Second: plugging in to a compute service’s processes means setting authorization controls are enabled in user space. This is a suboptimal practice for security. As more compute services are secured this way, administrators must mind the potential for attacks particular to each one.
Third: adding security to the compute layer binds storage and compute together, even those separated by design. Hive does this by design to expose a query-only layer to the end user. This tradeoff benefits Hive clients, but at some cost to every other compute service that needs a metadata model but also more general, discrete access to the underlying services. And while Hive can use S3 as a storage service, Ranger cannot provide controls or even insight to access requests to S3.
Hadoop, nearly from its beginning, has had to adapt to the security needs and concerns of enterprise production. This work, albeit painful at times, brought enterprises closer to Hadoop’s promise of unprecedented power made possible by its distributed storage and general processing frameworks. Apache Ranger, a best-of-breed component for centralized, policy-based access control and governance enablement, plays a major role in keeping that promise.

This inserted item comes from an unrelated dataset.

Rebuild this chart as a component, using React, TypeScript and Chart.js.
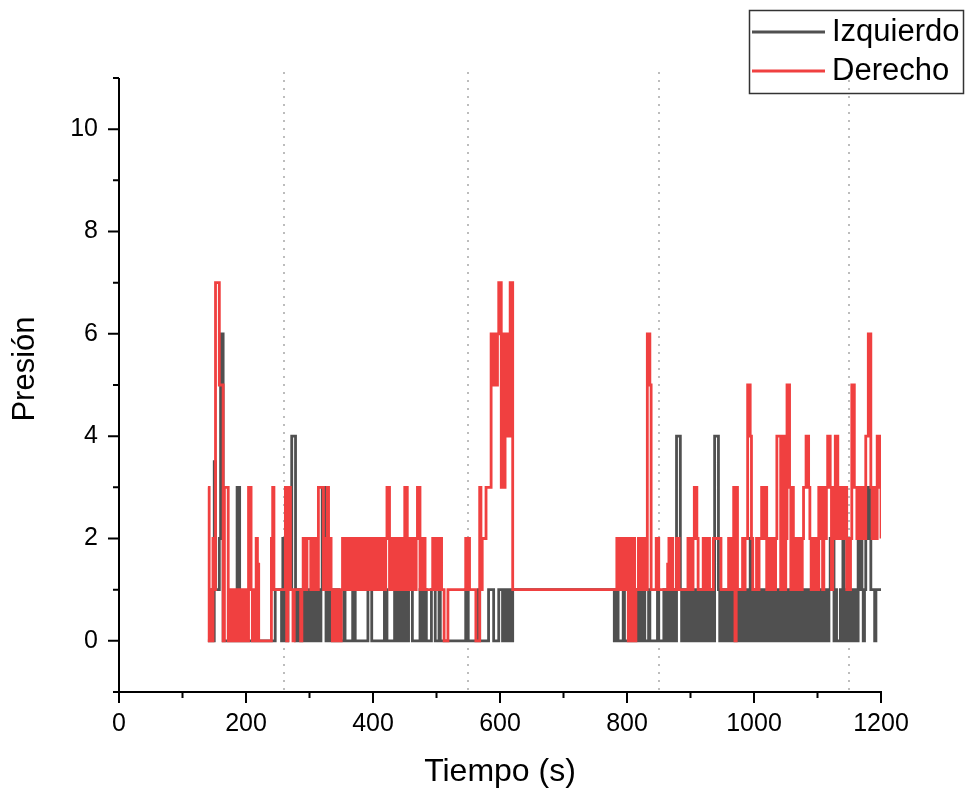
import { useEffect, useRef } from "react";
import { Chart, registerables } from "chart.js";

Chart.register(...registerables);

// Sampling of the time axis (seconds)
const T_START = 140;
const T_STEP = 2;

// Hand-read values, 10 samples (20 s) per chunk. 'b' = 1.5, 'd' = 3.5
const IZQUIERDO_CHUNKS = [
  "00010d1112", "6600000000", "0003300000", "0000000000", "0000000000",
  "0001111102", "0101114440", "0101010101", "0101101101", "3310101101",
  "1010000100", "0000110000", "0000001110", "0000000001", "1000000101",
  "100101101b", "1000000110", "1100001110", "0010000000", "0000000000",
  "0001100000", "0001000000", "0111100001", "1100110110",
  "1111111111", "1111111111", "1111111111", "1111111111",
  "1111111111", "1111111111", "1111111111", "1111111111",
  "0010000100", "0000000101", "0101000100", "0000100001", "0010100104",
  "4410101010", "1010010010", "0101011004", "4410101010", "0101001010",
  "1010101201", "0101010101", "0101101010", "1010101010", "1010110101",
  "0101010101", "0101010101", "2120100010", "2010101010", "1021210123",
  "3211101111",
];
const IZQUIERDO_LAST = 1;

const DERECHO_CHUNKS = [
  "3010217775", "5503330101", "0101101010", "103310102b", "0000000000",
  "2311111111", "1303311011", "1110122122", "2121221333", "3121312101",
  "0101012212", "2122121221", "2122121212", "2122122121", "2331212212",
  "1212133121", "2121233121", "2111111221", "2122110001", "1111111111",
  "1112121111", "1000312223", "3336656567", "7363646477",
  "1111111111", "1111111111", "1111111111", "1111111111",
  "1111111111", "1111111111", "1111111111", "1111111111",
  "1121221212", "2020020112", "2121216651", "1112211111", "11b2121112",
  "2111111121", "2123321111", "2121211122", "2222111111", "2121303111",
  "1212255421", "1121223323", "1221221244", "4134125531", "3212121123",
  "3443212121", "1323132344", "3132442323", "3231212553", "3232232244",
  "6632322443",
];
const DERECHO_LAST = 2;

const X_TICKS = [0, 200, 400, 600, 800, 1000, 1200];
const X_MINOR = [100, 300, 500, 700, 900, 1100];
const Y_TICKS = [0, 2, 4, 6, 8, 10];
const Y_MINOR = [-1, 1, 3, 5, 7, 9, 11];
const MARKERS = [260, 550, 850, 1150];

const SERIES_NAMES = ["Izquierdo", "Derecho"];
const X_TITLE = "Tiempo (s)";
const Y_TITLE = "Presión";

const GRAY = "#505050";
const RED = "#f04040";
const FONT = '"Liberation Sans", Arial, sans-serif';

function decode(chunks: string[], last: number): number[] {
  const out = chunks
    .join("")
    .split("")
    .map((c) => (c === "b" ? 1.5 : c === "d" ? 3.5 : Number(c)));
  out.push(last);
  return out;
}

function toPoints(values: number[]) {
  return values.map((v, i) => ({ x: T_START + T_STEP * i, y: v }));
}

const overlayPlugin = {
  id: "overlay",
  beforeDatasetsDraw(chart: any) {
    const { ctx, chartArea, scales } = chart;
    const x = scales.x;
    ctx.save();
    ctx.strokeStyle = "#bdbdbd";
    ctx.lineWidth = 2;
    ctx.setLineDash([2, 6]);
    for (const m of MARKERS) {
      const px = Math.round(x.getPixelForValue(m));
      ctx.beginPath();
      ctx.moveTo(px, chartArea.top - 6);
      ctx.lineTo(px, chartArea.bottom);
      ctx.stroke();
    }
    ctx.restore();
  },
  afterDraw(chart: any) {
    const { ctx, scales } = chart;
    const x = scales.x;
    const y = scales.y;
    const x0 = x.getPixelForValue(0);
    const x1 = x.getPixelForValue(1200);
    const yb = y.getPixelForValue(-1);
    const yt = y.getPixelForValue(11);
    ctx.save();
    ctx.strokeStyle = "#000";
    ctx.lineWidth = 2;
    ctx.lineCap = "butt";
    // axis lines
    ctx.beginPath();
    ctx.moveTo(x0, yt);
    ctx.lineTo(x0, yb);
    ctx.moveTo(x0, yb);
    ctx.lineTo(x1 + 1, yb);
    ctx.stroke();
    // ticks
    ctx.beginPath();
    for (const v of X_TICKS) {
      const p = x.getPixelForValue(v);
      ctx.moveTo(p, yb);
      ctx.lineTo(p, yb + 11);
    }
    for (const v of X_MINOR) {
      const p = x.getPixelForValue(v);
      ctx.moveTo(p, yb);
      ctx.lineTo(p, yb + 6);
    }
    for (const v of Y_TICKS) {
      const p = y.getPixelForValue(v);
      ctx.moveTo(x0, p);
      ctx.lineTo(x0 - 11, p);
    }
    for (const v of Y_MINOR) {
      const p = y.getPixelForValue(v);
      ctx.moveTo(x0, p);
      ctx.lineTo(x0 - 6, p);
    }
    ctx.stroke();

    // axis titles
    ctx.fillStyle = "#000";
    ctx.textAlign = "center";
    ctx.textBaseline = "middle";
    ctx.font = `32px ${FONT}`;
    ctx.fillText(X_TITLE, (x0 + x1) / 2, 772);
    ctx.save();
    ctx.font = `31px ${FONT}`;
    ctx.translate(25, 369);
    ctx.rotate(-Math.PI / 2);
    ctx.fillText(Y_TITLE, 0, 0);
    ctx.restore();

    // legend
    ctx.lineWidth = 1.5;
    ctx.strokeStyle = "#333";
    ctx.strokeRect(749.5, 10.5, 214, 83);
    const rows = [
      { name: SERIES_NAMES[0], color: GRAY, y: 32 },
      { name: SERIES_NAMES[1], color: RED, y: 71 },
    ];
    ctx.font = `31px ${FONT}`;
    ctx.textAlign = "left";
    ctx.textBaseline = "middle";
    for (const r of rows) {
      ctx.strokeStyle = r.color;
      ctx.lineWidth = 3;
      ctx.beginPath();
      ctx.moveTo(752, r.y);
      ctx.lineTo(825, r.y);
      ctx.stroke();
      ctx.fillStyle = "#000";
      ctx.fillText(r.name, 832, r.y);
    }
    ctx.restore();
  },
};

export default function App() {
  const ref = useRef<HTMLCanvasElement | null>(null);

  useEffect(() => {
    document.body.style.margin = "0";
    const canvas = ref.current;
    if (!canvas) return;
    const izq = toPoints(decode(IZQUIERDO_CHUNKS, IZQUIERDO_LAST));
    const der = toPoints(decode(DERECHO_CHUNKS, DERECHO_LAST));

    const chart = new Chart(canvas, {
      type: "line",
      data: {
        datasets: [
          {
            label: SERIES_NAMES[0],
            data: izq,
            borderColor: GRAY,
            borderWidth: 2.8,
            pointRadius: 0,
            stepped: true,
            order: 1,
          },
          {
            label: SERIES_NAMES[1],
            data: der,
            borderColor: RED,
            borderWidth: 2.8,
            pointRadius: 0,
            stepped: true,
            order: 0,
          },
        ],
      },
      options: {
        animation: false,
        responsive: false,
        devicePixelRatio: 1,
        parsing: false,
        layout: { padding: { left: 0, top: 78, right: 88, bottom: 0 } },
        plugins: {
          legend: { display: false },
          tooltip: { enabled: false },
          title: { display: false },
        },
        scales: {
          x: {
            type: "linear",
            min: 0,
            max: 1200,
            grid: { display: false, drawTicks: false },
            border: { display: false },
            afterFit: (s: any) => {
              s.height = 100;
            },
            afterBuildTicks: (s: any) => {
              s.ticks = X_TICKS.map((v) => ({ value: v }));
            },
            ticks: {
              color: "#000",
              font: { family: FONT, size: 25 },
              padding: 17,
              maxRotation: 0,
              autoSkip: false,
              callback: (v: any) => String(v),
            },
          },
          y: {
            type: "linear",
            min: -1,
            max: 11,
            grid: { display: false, drawTicks: false },
            border: { display: false },
            afterFit: (s: any) => {
              s.width = 119;
            },
            afterBuildTicks: (s: any) => {
              s.ticks = Y_TICKS.map((v) => ({ value: v }));
            },
            ticks: {
              color: "#000",
              font: { family: FONT, size: 25 },
              padding: 21,
              autoSkip: false,
              callback: (v: any) => String(v),
            },
          },
        },
      },
      plugins: [overlayPlugin],
    });
    return () => chart.destroy();
  }, []);

  return (
    <div style={{ width: 969, height: 792, background: "#fff" }}>
      <canvas ref={ref} width={969} height={792} style={{ width: 969, height: 792, display: "block" }} />
    </div>
  );
}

Fully leveraging data lake architecture in the cloud, however, means open a wider door. We can design access controls and data governance models that neither impose an application platform nor preclude one from getting to business data. Cloud-based data lakes are a capability designed to enable your technology stack — not the other way around. As more enterprises explore this option for their use cases, we’re confident they’ll want its full potential, both to inspire more users and keep pace with their demand.